— Begin GIVEN MATERIAL —

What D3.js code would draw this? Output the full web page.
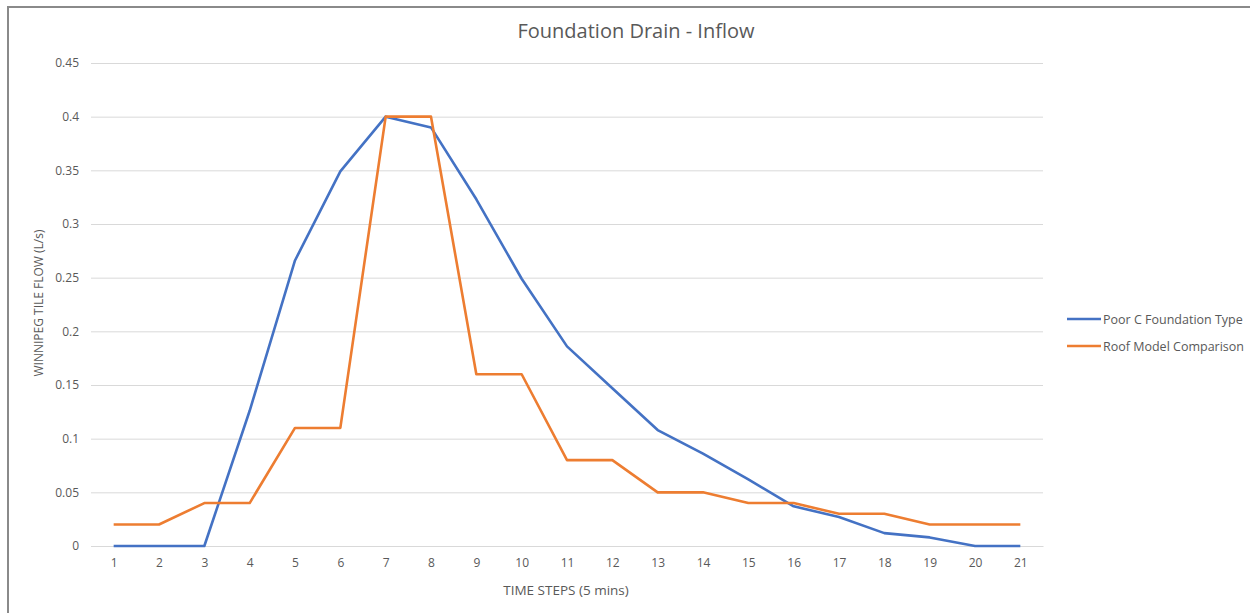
<!DOCTYPE html>
<html>
<head>
<meta charset="utf-8">
<script src="https://cdn.jsdelivr.net/npm/d3@7"></script>
<style>
  body { margin: 0; background: #fff; }
  svg { display: block; font-family: "Open Sans", "Liberation Sans", sans-serif; }
</style>
</head>
<body>
<svg id="chart" width="1250" height="613"></svg>
<script>
// data
var timeSteps = d3.range(1, 22);
var poorC = [0, 0, 0, 0.126, 0.266, 0.349, 0.4, 0.39, 0.323, 0.249, 0.186, 0.147, 0.108, 0.086, 0.062, 0.037, 0.027, 0.012, 0.008, 0, 0];
var roofModel = [0.02, 0.02, 0.04, 0.04, 0.11, 0.11, 0.4, 0.4, 0.16, 0.16, 0.08, 0.08, 0.05, 0.05, 0.04, 0.04, 0.03, 0.03, 0.02, 0.02, 0.02];
var yTicks = [0, 0.05, 0.1, 0.15, 0.2, 0.25, 0.3, 0.35, 0.4, 0.45];
var seriesNames = ["Poor C Foundation Type", "Roof Model Comparison"];
var seriesColors = ["#4472C4", "#ED7D31"];

var svg = d3.select("#chart");

// frame (top + left edge of the screenshot)
svg.append("line").attr("x1", 7).attr("x2", 1250).attr("y1", 7).attr("y2", 7)
    .attr("stroke", "#8a8a8a").attr("stroke-width", 2);
svg.append("line").attr("x1", 8).attr("x2", 8).attr("y1", 6).attr("y2", 613)
    .attr("stroke", "#8a8a8a").attr("stroke-width", 2);

var margin = {left: 91, right: 207, top: 63, bottom: 67};
var plotW = 1250 - margin.left - margin.right,
    plotH = 613 - margin.top - margin.bottom;

var g = svg.append("g")
    .attr("transform", "translate(" + margin.left + "," + margin.top + ")");

var x = d3.scalePoint()
    .domain(timeSteps)
    .range([0, plotW])
    .padding(0.5);

var y = d3.scaleLinear()
    .domain([0, 0.45])
    .range([plotH, 0]);

// gridlines
var grid = d3.axisLeft(y)
    .tickValues(yTicks)
    .tickFormat("")
    .tickSize(-plotW);
g.append("g")
    .attr("class", "grid")
    .call(grid)
    .call(function(s) {
        s.select(".domain").remove();
        s.selectAll("line").attr("stroke", "#d9d9d9").attr("stroke-width", 1);
    });

// y axis labels
g.append("g")
    .call(d3.axisLeft(y).tickValues(yTicks).tickSize(0).tickPadding(12)
        .tickFormat(function(d) { return d === 0 ? "0" : String(+d.toFixed(2)); }))
    .call(function(s) {
        s.select(".domain").remove();
        s.selectAll("text").attr("fill", "#595959").style("font-size", "12px")
            .style("font-family", "'Open Sans', sans-serif");
    });

// x axis
g.append("g")
    .attr("transform", "translate(0," + plotH + ")")
    .call(d3.axisBottom(x).tickSize(0).tickPadding(12))
    .call(function(s) {
        s.select(".domain").attr("stroke", "#d9d9d9");
        s.selectAll("text").attr("fill", "#595959").style("font-size", "12px")
            .style("font-family", "'Open Sans', sans-serif");
    });

// lines
var line = d3.line()
    .x(function(d, i) { return x(timeSteps[i]); })
    .y(function(d) { return y(d); });

[poorC, roofModel].forEach(function(vals, i) {
    g.append("path")
        .datum(vals)
        .attr("fill", "none")
        .attr("stroke", seriesColors[i])
        .attr("stroke-width", 2.6)
        .attr("stroke-linejoin", "round")
        .attr("d", line);
});

// title
svg.append("text")
    .attr("x", 636).attr("y", 38)
    .attr("text-anchor", "middle")
    .attr("fill", "#595959")
    .style("font-size", "20px")
    .text("Foundation Drain - Inflow");

// axis titles
svg.append("text")
    .attr("x", 566).attr("y", 595)
    .attr("text-anchor", "middle")
    .attr("fill", "#595959")
    .style("font-size", "13.5px")
    .text("TIME STEPS (5 mins)");

svg.append("text")
    .attr("transform", "translate(43," + 303 + ") rotate(-90)")
    .attr("text-anchor", "middle")
    .attr("fill", "#595959")
    .style("font-size", "12px")
    .text("WINNIPEG TILE FLOW (L/s)");

// legend
var legend = svg.append("g").attr("transform", "translate(1067,319)");
seriesNames.forEach(function(name, i) {
    var row = legend.append("g").attr("transform", "translate(0," + (i * 27) + ")");
    row.append("line").attr("x1", 0).attr("x2", 34).attr("y1", 0).attr("y2", 0)
        .attr("stroke", seriesColors[i]).attr("stroke-width", 2.6);
    row.append("text").attr("x", 36).attr("y", 4.5)
        .attr("fill", "#595959").style("font-size", "12.5px")
        .text(name);
});
</script>
</body>
</html>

— End GIVEN MATERIAL —

> [DESCRIPTION OF THE TASK] Repeat verbatim all the material, but not the pictures.

> [REPLY TO THE EXERCISE]
What D3.js code would draw this? Output the full web page.
<!DOCTYPE html>
<html>
<head>
<meta charset="utf-8">
<script src="https://cdn.jsdelivr.net/npm/d3@7"></script>
<style>
  body { margin: 0; background: #fff; }
  svg { display: block; font-family: "Open Sans", "Liberation Sans", sans-serif; }
</style>
</head>
<body>
<svg id="chart" width="1250" height="613"></svg>
<script>
// data
var timeSteps = d3.range(1, 22);
var poorC = [0, 0, 0, 0.126, 0.266, 0.349, 0.4, 0.39, 0.323, 0.249, 0.186, 0.147, 0.108, 0.086, 0.062, 0.037, 0.027, 0.012, 0.008, 0, 0];
var roofModel = [0.02, 0.02, 0.04, 0.04, 0.11, 0.11, 0.4, 0.4, 0.16, 0.16, 0.08, 0.08, 0.05, 0.05, 0.04, 0.04, 0.03, 0.03, 0.02, 0.02, 0.02];
var yTicks = [0, 0.05, 0.1, 0.15, 0.2, 0.25, 0.3, 0.35, 0.4, 0.45];
var seriesNames = ["Poor C Foundation Type", "Roof Model Comparison"];
var seriesColors = ["#4472C4", "#ED7D31"];

var svg = d3.select("#chart");

// frame (top + left edge of the screenshot)
svg.append("line").attr("x1", 7).attr("x2", 1250).attr("y1", 7).attr("y2", 7)
    .attr("stroke", "#8a8a8a").attr("stroke-width", 2);
svg.append("line").attr("x1", 8).attr("x2", 8).attr("y1", 6).attr("y2", 613)
    .attr("stroke", "#8a8a8a").attr("stroke-width", 2);

var margin = {left: 91, right: 207, top: 63, bottom: 67};
var plotW = 1250 - margin.left - margin.right,
    plotH = 613 - margin.top - margin.bottom;

var g = svg.append("g")
    .attr("transform", "translate(" + margin.left + "," + margin.top + ")");

var x = d3.scalePoint()
    .domain(timeSteps)
    .range([0, plotW])
    .padding(0.5);

var y = d3.scaleLinear()
    .domain([0, 0.45])
    .range([plotH, 0]);

// gridlines
var grid = d3.axisLeft(y)
    .tickValues(yTicks)
    .tickFormat("")
    .tickSize(-plotW);
g.append("g")
    .attr("class", "grid")
    .call(grid)
    .call(function(s) {
        s.select(".domain").remove();
        s.selectAll("line").attr("stroke", "#d9d9d9").attr("stroke-width", 1);
    });

// y axis labels
g.append("g")
    .call(d3.axisLeft(y).tickValues(yTicks).tickSize(0).tickPadding(12)
        .tickFormat(function(d) { return d === 0 ? "0" : String(+d.toFixed(2)); }))
    .call(function(s) {
        s.select(".domain").remove();
        s.selectAll("text").attr("fill", "#595959").style("font-size", "12px")
            .style("font-family", "'Open Sans', sans-serif");
    });

// x axis
g.append("g")
    .attr("transform", "translate(0," + plotH + ")")
    .call(d3.axisBottom(x).tickSize(0).tickPadding(12))
    .call(function(s) {
        s.select(".domain").attr("stroke", "#d9d9d9");
        s.selectAll("text").attr("fill", "#595959").style("font-size", "12px")
            .style("font-family", "'Open Sans', sans-serif");
    });

// lines
var line = d3.line()
    .x(function(d, i) { return x(timeSteps[i]); })
    .y(function(d) { return y(d); });

[poorC, roofModel].forEach(function(vals, i) {
    g.append("path")
        .datum(vals)
        .attr("fill", "none")
        .attr("stroke", seriesColors[i])
        .attr("stroke-width", 2.6)
        .attr("stroke-linejoin", "round")
        .attr("d", line);
});

// title
svg.append("text")
    .attr("x", 636).attr("y", 38)
    .attr("text-anchor", "middle")
    .attr("fill", "#595959")
    .style("font-size", "20px")
    .text("Foundation Drain - Inflow");

// axis titles
svg.append("text")
    .attr("x", 566).attr("y", 595)
    .attr("text-anchor", "middle")
    .attr("fill", "#595959")
    .style("font-size", "13.5px")
    .text("TIME STEPS (5 mins)");

svg.append("text")
    .attr("transform", "translate(43," + 303 + ") rotate(-90)")
    .attr("text-anchor", "middle")
    .attr("fill", "#595959")
    .style("font-size", "12px")
    .text("WINNIPEG TILE FLOW (L/s)");

// legend
var legend = svg.append("g").attr("transform", "translate(1067,319)");
seriesNames.forEach(function(name, i) {
    var row = legend.append("g").attr("transform", "translate(0," + (i * 27) + ")");
    row.append("line").attr("x1", 0).attr("x2", 34).attr("y1", 0).attr("y2", 0)
        .attr("stroke", seriesColors[i]).attr("stroke-width", 2.6);
    row.append("text").attr("x", 36).attr("y", 4.5)
        .attr("fill", "#595959").style("font-size", "12.5px")
        .text(name);
});
</script>
</body>
</html>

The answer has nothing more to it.